Spotify released their fourth quarter earnings today and nobody is very pleased. The company reports it lost 66 cents per share on revenue of $2.17 billion (with a b) dollars.

Wall Street analysts were anticipating a much smaller loss of about 55 cents per share, according to a Refinitiv survey. The 20% greater than expected loss has lead to stock volatility, with stock prices falling between 7 and 9% in trading today.

Put into real terms: Spotify lost a pre-tax total of $810 million over 2020, or an average of $2,219,178 million every single day in 2020. That pays for more than 2 executive salaries at Spotify. It would take each of those humble executives to write a song and garner 1.65 billion plays every day to make $2.2 million.

Spotify appears to be plowing much of their tony revenue from continuing subscriber growth into marketing, especially podcast marketing and acquisition. Spotify’s fourth quarter earnings report boasts of the performance of the Joe Rogan Experience while steering clear of specific numbers, saying it has “stimulated new user additions, activated first time podcast listeners, and driven favorable engagement trends.” They also boast of their new “multiyear partnership with The Duke and Duchess of Sussex’s Archewell Audio.” Numbers for these shows remain elusive, as Spotify appears to be following the Netflix model of keeping internal platform consumption numbers under wraps.

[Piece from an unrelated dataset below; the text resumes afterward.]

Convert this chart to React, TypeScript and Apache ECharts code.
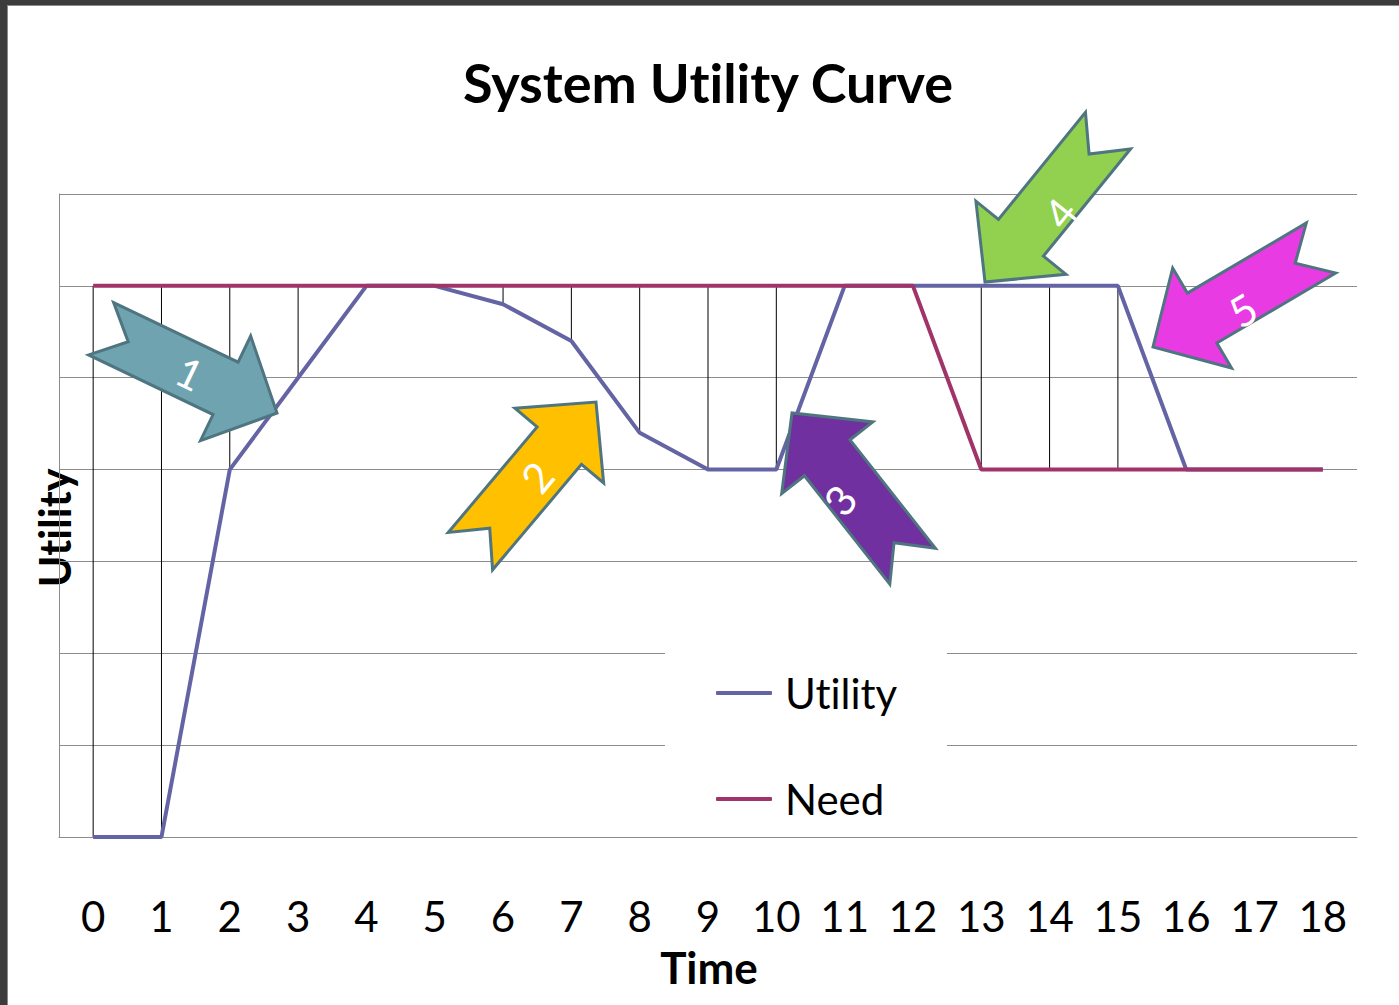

Spotify also brags of their “Two-Sided Marketplace,” which appears to be jargon for “paying artists very little and charging them for the pleasure.” Spotify’s “sponsored recommendations” saw a 50% increase in paid campaigns from the third quarter, and “over half of the customers in Q4 were new buyers.”

Despite some backlash, Spotify also considers their “Wrapped For Artists” — those absurd graphics which artists share on social media, which emphasize their number of plays across the platform in the previous year and decidedly omit how much they were paid for those thousands of streams — a smashing success.

“Our 2020 Wrapped for Artists reached new heights,” Spotify reports, “with over a 60% increase in peak engagement vs. 2019. We had our largest Wrapped for Artists of all time, with artists from over 200 countries around the world and more than 3 million visits to our microsite.”

Spotify expects to continue losing money through the first quarter of 2021 and their guidance forecasts a total 2021 loss of $240 to $360 million.